MBA, Coalition Raise Concerns over Proposed Small-Business Tax Increase
The Mortgage Bankers Association and a broad coalition of nearly 200 industry, trade and business groups sent a letter to Capitol Hill this week strongly opposing proposals that would increase taxes on small businesses.
The letter to House and Senate leadership raises alarms about a reported proposal, currently part of Senate negotiations in what would essentially be a slimmed-down version of the stalled Build Back Better Act, that would expand the 3.8 percent Net Investment Income Tax to individuals and families who actively participate in their business, and limit the ability of small, individually and family-owned businesses to fully deduct their losses during an economic downturn by expanding and extending the so-called “excess business loss limitation” for “noncorporate taxpayers.”
Proponents of the proposal argue that it would close a loophole that allows some high earners to slash their tax bills; additionally, they say money raised from the proposal would help pay for Medicare through 2031, preventing that program from going bankrupt by 2028 under government estimates.
However, the Main Street Coalition letter called the proposal an “ill-advised tax policy” being considered at a moment when the economy is no longer growing. And it argued that the proposal would have unintended consequences for millions of Main Street businesses employing tens of millions of American workers.
“In the face of a possible recession, 40-year high inflation, unprecedented supply-chain challenges and chronic labor shortages, raising taxes on small, individually and family-owned businesses is the wrong approach and should be rejected,” the letter said.
The letter noted combined, the proposals would increase revenues by more than $400 billion over 10 years, shouldered entirely on the backs of small, individually, and family-owned businesses.
“Expanding the 3.8 percent NIIT represents nothing more than an 11 percent increase in the rates imposed on family-owned businesses,” the letter said. “Based on Treasury data, we estimate up to 1 million small and family-owned businesses, representing over half of all pass-through business activity, would be at risk of having their rates increased under this policy. This small business tax hike would hurt the ability of businesses that survived the worst global pandemic in a century to remain viable in the coming months.”

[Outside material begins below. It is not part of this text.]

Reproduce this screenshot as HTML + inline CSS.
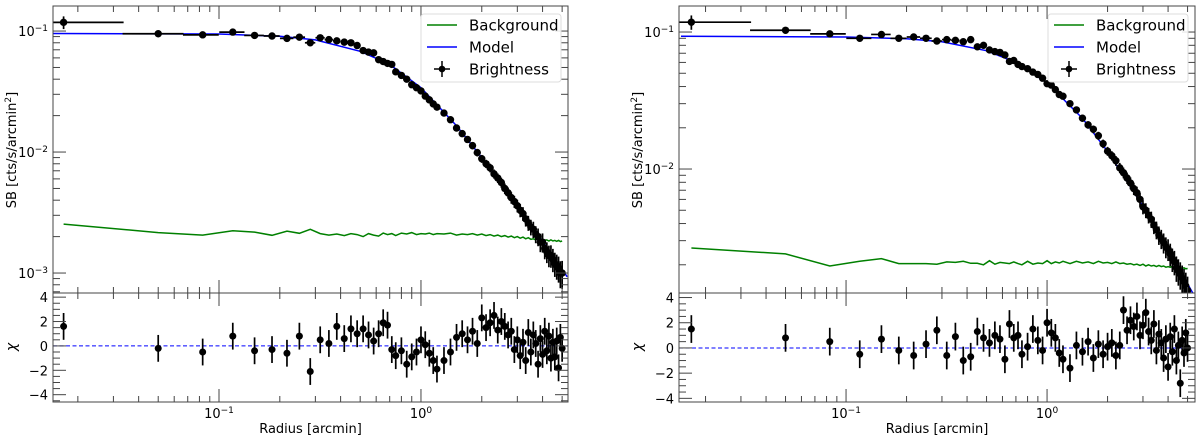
<!DOCTYPE html>
<html><head><meta charset="utf-8"><style>
html,body{margin:0;padding:0;background:#fff;}
svg{display:block;font-family:"DejaVu Sans","Liberation Sans",sans-serif;}
</style></head><body>
<svg id="chart" width="1200" height="438" viewBox="0 0 1200 438" xmlns="http://www.w3.org/2000/svg"></svg>
<script>
// ---- data ----
const radii = [0.017,0.05,0.083,0.117,0.15,0.183,0.217,0.25,0.283,0.317,0.35,0.383,0.417,0.45,0.483,0.517,0.55,0.583,0.617,0.65,0.683,0.717,0.75,0.8,0.85,0.9,0.95,1.0,1.05,1.1,1.15,1.2,1.3,1.4,1.5,1.6,1.7,1.8,1.9,2.0,2.1,2.2,2.3,2.4,2.5,2.6,2.7,2.8,2.9,3.0,3.1,3.2,3.3,3.4,3.5,3.6,3.7,3.8,3.9,4.0,4.1,4.2,4.3,4.4,4.5,4.6,4.7,4.8,4.9,5.0];
const sbLeft = [0.118,0.095,0.093,0.098,0.092,0.091,0.087,0.089,0.080,0.088,0.085,0.083,0.081,0.080,0.076,0.069,0.067,0.066,0.058,0.056,0.054,0.053,0.046,0.043,0.040,0.036,0.034,0.032,0.029,0.027,0.025,0.0235,0.021,0.0185,0.0158,0.0142,0.0127,0.0113,0.0099,0.0088,0.0080,0.0074,0.0066,0.0061,0.0056,0.0050,0.0046,0.0042,0.0039,0.0036,0.0033,0.0031,0.0028,0.0026,0.0024,0.0023,0.0021,0.0020,0.0018,0.0018,0.0016,0.0015,0.0014,0.0014,0.0013,0.0012,0.00115,0.0011,0.0010,0.0010];
const sbRight = [0.118,0.103,0.097,0.090,0.096,0.090,0.092,0.090,0.086,0.088,0.087,0.085,0.088,0.078,0.080,0.074,0.072,0.071,0.068,0.061,0.062,0.058,0.056,0.054,0.051,0.049,0.046,0.042,0.041,0.038,0.035,0.034,0.030,0.027,0.0235,0.021,0.0195,0.0175,0.0153,0.0135,0.0125,0.0115,0.0102,0.0094,0.0086,0.0079,0.0072,0.0067,0.0060,0.0053,0.0050,0.0046,0.0043,0.0039,0.0036,0.0033,0.0031,0.0029,0.0027,0.0026,0.0024,0.0022,0.0021,0.0019,0.0018,0.0017,0.0016,0.0015,0.0014,0.0013];
const chiLeft = [1.6,-0.2,-0.5,0.8,-0.4,-0.3,-0.6,0.8,-2.1,0.5,0.2,1.6,0.6,1.4,1.0,1.4,0.9,0.4,1.0,1.9,1.7,-0.3,-0.8,-0.4,-1.5,-0.9,-0.5,0.5,0.1,-0.6,-1.2,-1.9,-1.2,-0.5,0.7,1.0,0.5,1.2,0.2,2.3,1.5,1.9,2.5,1.3,2.0,1.6,0.9,1.2,-0.3,0.5,-0.8,0.3,-1.2,1.1,-0.5,0.9,0.2,-1.5,0.6,-0.7,1.2,-0.4,0.8,-1.0,0.3,-0.9,0.4,-1.8,0.7,-0.2];
const chiRight = [1.5,0.8,0.5,-0.5,0.7,-0.2,-0.6,0.3,1.4,-0.6,0.9,-1.0,-0.7,1.3,0.8,0.4,1.0,0.7,-0.9,1.9,0.8,1.0,-0.5,0.1,1.5,0.6,-0.2,2.0,1.2,0.8,-0.4,-0.9,-1.6,0.2,-0.3,0.5,-0.8,0.3,-0.5,0.1,0.4,-0.6,0.2,3.0,1.4,2.2,1.7,2.5,1.0,1.8,2.8,1.3,0.6,1.9,-0.2,1.1,0.4,-0.8,0.7,-1.5,0.9,-0.3,1.5,-1.0,0.2,-2.8,0.6,-0.4,1.2,0.0];
const bgLeft = [0.00254,0.00216,0.00206,0.00224,0.00218,0.00205,0.00222,0.00213,0.00230,0.00212,0.00206,0.00210,0.00204,0.00212,0.00208,0.00200,0.00212,0.00206,0.00202,0.00214,0.00208,0.00212,0.00204,0.00214,0.00210,0.00216,0.00208,0.00212,0.00210,0.00214,0.00208,0.00212,0.00210,0.00214,0.00206,0.00210,0.00208,0.00212,0.00206,0.00210,0.00204,0.00208,0.00202,0.00206,0.00200,0.00204,0.00198,0.00202,0.00196,0.00200,0.00194,0.00198,0.00192,0.00196,0.00190,0.00192,0.00188,0.00194,0.00186,0.00190,0.00186,0.00188,0.00184,0.00188,0.00184,0.00186,0.00183,0.00186,0.00182,0.00184];
const bgRight = [0.00265,0.00240,0.00196,0.00212,0.00222,0.00204,0.00204,0.00204,0.00202,0.00210,0.00208,0.00212,0.00205,0.00205,0.00200,0.00214,0.00202,0.00208,0.00206,0.00204,0.00210,0.00204,0.00200,0.00212,0.00202,0.00206,0.00204,0.00214,0.00204,0.00210,0.00206,0.00212,0.00204,0.00212,0.00206,0.00210,0.00204,0.00212,0.00206,0.00208,0.00204,0.00210,0.00204,0.00206,0.00202,0.00204,0.00200,0.00202,0.00198,0.00202,0.00196,0.00200,0.00196,0.00198,0.00194,0.00198,0.00194,0.00196,0.00192,0.00194,0.00192,0.00194,0.00190,0.00192,0.00189,0.00190,0.00188,0.00190,0.00187,0.00188];
const modelR = [0.0151,0.1,0.2,0.3,0.5,0.7,1.0,1.5,2.0,3.0,4.0,5.3];
const modelLeft = [0.0955,0.0945,0.0905,0.0845,0.068,0.053,0.034,0.0165,0.0090,0.00362,0.00184,0.00093];
const modelRight = [0.0930,0.0920,0.0892,0.0849,0.0731,0.0600,0.0425,0.0234,0.01344,0.00534,0.0026,0.00125];
const chiTicks = [-4,-2,0,2,4];

const NS = "http://www.w3.org/2000/svg";
const svg = document.getElementById('chart');
function mk(tag, attrs, parent){
  const e = document.createElementNS(NS, tag);
  for (const k in attrs) e.setAttribute(k, attrs[k]);
  (parent||svg).appendChild(e);
  return e;
}
function sup(parent, x, y, base, exp, anchor, name){
  const t = mk('text', {x:x, y:y, 'font-size':13, 'text-anchor':anchor, fill:'#000'}, parent);
  
  
  const a = document.createElementNS(NS,'tspan'); a.textContent = base; t.appendChild(a);
  const b = document.createElementNS(NS,'tspan'); b.setAttribute('dy','-5'); b.setAttribute('font-size','9'); b.textContent = exp; t.appendChild(b);
  return t;
}

function panel(cfg, sb, bg, model, chi, side){
  const g = mk('g', {});
  
  
  const L=cfg.L, R=cfg.R, T=6, M=293, B=402;
  const X = r => L + (Math.log10(r) - cfg.xmin) / (cfg.xmax - cfg.xmin) * (R - L);
  const Y = v => T + (cfg.ymax - Math.log10(v)) / (cfg.ymax - cfg.ymin) * (M - T);
  const C = c => M + (cfg.cmax - c) / (cfg.cmax - cfg.cmin) * (B - M);

  const clip = mk('clipPath', {id:'clipT'+side}, g);
  mk('rect', {x:L, y:T, width:R-L, height:M-T}, clip);
  const clip2 = mk('clipPath', {id:'clipB'+side}, g);
  mk('rect', {x:L, y:M, width:R-L, height:B-M}, clip2);

  const top = mk('g', {'clip-path':'url(#clipT'+side+')'}, g);
  const bgp = mk('polyline', {points: radii.map((r,i)=>X(r).toFixed(1)+','+Y(bg[i]).toFixed(1)).join(' '), fill:'none', stroke:'#008000', 'stroke-width':1.5}, top);
  
  
  const mp = mk('polyline', {points: modelR.map((r,i)=>X(r).toFixed(1)+','+Y(model[i]).toFixed(1)).join(' '), fill:'none', stroke:'#0000ff', 'stroke-width':1.5}, top);
  
  
  radii.forEach((r,i)=>{
    const v = sb[i];
    const rel = i===0 ? 0.12 : 0.04 + 0.22*(r/5)*(r/5);
    const x = X(r), y = Y(v);
    const pg = mk('g', {}, top);
    
    
    mk('line', {x1:X(Math.max(r-0.0167,0.001)), x2:X(r+0.0167), y1:y, y2:y, stroke:'#000', 'stroke-width':1.7}, pg);
    mk('line', {x1:x, x2:x, y1:Y(v*(1+rel)), y2:Y(v*(1-rel)), stroke:'#000', 'stroke-width':1.7}, pg);
    mk('circle', {cx:x, cy:y, r:3.7, fill:'#000'}, pg);
  });

  const bot = mk('g', {'clip-path':'url(#clipB'+side+')'}, g);
  const zl = mk('line', {x1:L, x2:R, y1:C(0), y2:C(0), stroke:'#0000ff', 'stroke-width':1, 'stroke-dasharray':'4,2.5'}, bot);
  
  
  radii.forEach((r,i)=>{
    const x = X(r), y = C(chi[i]);
    const pg = mk('g', {}, bot);
    
    
    mk('line', {x1:x, x2:x, y1:C(chi[i]+1.1), y2:C(chi[i]-1.1), stroke:'#000', 'stroke-width':1.7}, pg);
    mk('circle', {cx:x, cy:y, r:3.5, fill:'#000'}, pg);
  });

  const f1 = mk('rect', {x:L, y:T, width:R-L, height:M-T, fill:'none', stroke:'#444', 'stroke-width':1}, g);
  
  
  const f2 = mk('rect', {x:L, y:M, width:R-L, height:B-M, fill:'none', stroke:'#444', 'stroke-width':1}, g);
  
  

  const tk = mk('g', {stroke:'#444', 'stroke-width':1}, g);
  const xt = [];
  for (let d=-2; d<=0; d++) for (let m=1; m<=9; m++){ const r=m*Math.pow(10,d); const lr=Math.log10(r); if (lr>=cfg.xmin && lr<=cfg.xmax) xt.push([r, m===1]); }
  xt.forEach(([r,maj])=>{
    const x=X(r), len = maj?13:6;
    [[T,1],[M,-1],[M,1],[B,-1]].forEach(([yy,dir])=>{
      mk('line', {x1:x, x2:x, y1:yy, y2:yy+dir*len}, tk);
    });
  });
  for (let d=-4; d<=-1; d++) for (let m=1; m<=9; m++){
    const v=m*Math.pow(10,d), lv=Math.log10(v);
    if (lv<cfg.ymin || lv>cfg.ymax) continue;
    const y=Y(v), len = m===1?13:7;
    mk('line', {x1:L, x2:L+len, y1:y, y2:y}, tk);
    mk('line', {x1:R, x2:R-len, y1:y, y2:y}, tk);
    if (m===1) sup(g, L-5, y+5, '10', '\u2212'+(-d), 'end', 'y-tick-label');
  }
  for (let c=-4.5; c<=4.01; c+=0.5){
    if (c<cfg.cmin || c>cfg.cmax) continue;
    const y=C(c), maj = Math.abs(c%2)<1e-9, len = maj?13:7;
    mk('line', {x1:L, x2:L+len, y1:y, y2:y}, tk);
    mk('line', {x1:R, x2:R-len, y1:y, y2:y}, tk);
  }
  chiTicks.forEach(c=>{
    const t = mk('text', {x:L-5, y:C(c)+5, 'font-size':13, 'text-anchor':'end', fill:'#000'}, g);
    t.textContent = c<0 ? '\u2212'+(-c) : String(c);
    
    
  });
  sup(g, X(0.1), 418, '10', '\u22121', 'middle', 'x-tick-label');
  sup(g, X(1), 418, '10', '0', 'middle', 'x-tick-label');
  const xtitle = mk('text', {x:(L+R)/2, y:433, 'font-size':13, 'text-anchor':'middle', fill:'#000'}, g);
  xtitle.textContent = 'Radius [arcmin]';
  
  
  const yt = mk('text', {x:0, y:0, 'font-size':13, 'text-anchor':'middle', fill:'#000', transform:'translate('+(L-37)+',150) rotate(-90)'}, g);
  
  
  const a = document.createElementNS(NS,'tspan'); a.textContent='SB [cts/s/arcmin'; yt.appendChild(a);
  const b = document.createElementNS(NS,'tspan'); b.setAttribute('dy','-5'); b.setAttribute('font-size','9'); b.textContent='2'; yt.appendChild(b);
  const c2 = document.createElementNS(NS,'tspan'); c2.setAttribute('dy','5'); c2.textContent=']'; yt.appendChild(c2);
  const ct = mk('text', {x:0, y:0, 'font-size':14, 'text-anchor':'middle', fill:'#000', 'font-style':'italic', transform:'translate('+(L-37)+',347) rotate(-90)'}, g);
  ct.textContent = '\u03c7';
  
  

  const lx = cfg.legX;
  const lg = mk('g', {}, g);
  
  
  mk('rect', {x:lx, y:14, width:140, height:68, rx:3, fill:'#fff', 'fill-opacity':0.85, stroke:'#ddd', 'stroke-width':1}, lg);
  const entries = [['Background','#008000'],['Model','#0000ff'],['Brightness','#000']];
  entries.forEach(([name,col],i)=>{
    const y = 25 + i*22;
    const eg = mk('g', {}, lg);
    
    
    if (i<2) mk('line', {x1:lx+6, x2:lx+36, y1:y, y2:y, stroke:col, 'stroke-width':1.5}, eg);
    else { mk('line', {x1:lx+13, x2:lx+29, y1:y, y2:y, stroke:'#000', 'stroke-width':1.5}, eg);
           mk('line', {x1:lx+21, x2:lx+21, y1:y-8, y2:y+8, stroke:'#000', 'stroke-width':1.5}, eg);
           mk('circle', {cx:lx+21, cy:y, r:3.3, fill:'#000'}, eg); }
    const t = mk('text', {x:lx+48, y:y+5.5, 'font-size':15, fill:'#000'}, eg);
    t.textContent = name;
  });
}

panel({L:53, R:568, xmin:-1.822, xmax:0.728, ymin:-3.165, ymax:-0.793, cmin:-4.6, cmax:4.34, legX:421},
      sbLeft, bgLeft, modelLeft, chiLeft, 'left');
panel({L:679, R:1195, xmin:-1.831, xmax:0.736, ymin:-2.905, ymax:-0.81, cmin:-4.29, cmax:4.36, legX:1048},
      sbRight, bgRight, modelRight, chiRight, 'right');
</script>
</body></html>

The letter also pointed out that the assertion that expanding the NITT would close a tax loophole and increase Medicare funding, neither claim is true, noting NIIT was created as part of the Affordable Care Act and was meant to apply to investment income only. It said NIIT did not fund Medicare when it was adopted in 2010, and attributing the revenues raised by its expansion to Medicare likely violates federal law.
“During the Great Recession, many businesses were able to survive, in part, due to policies that allowed them to offset their current losses against taxes they had previously paid,” the letter said. “These refunds were particularly important for cyclical industries such as construction, manufacturing and travel and tourism. Extending and expanding the “excess loss limitation” rules into the future would prevent pass-through businesses from having this relief in the next recession, increasing the odds that they don’t survive.”
“Raising taxes on small and family-owned businesses with the economy on the brink of a recession, a situation which is compounded by the other post-pandemic challenges they face, harms not only the businesses but the families and communities who rely on them,” the letter added. “We ask you to reject these or any tax hikes on America’s small and family-owned businesses in any legislation considered this year.”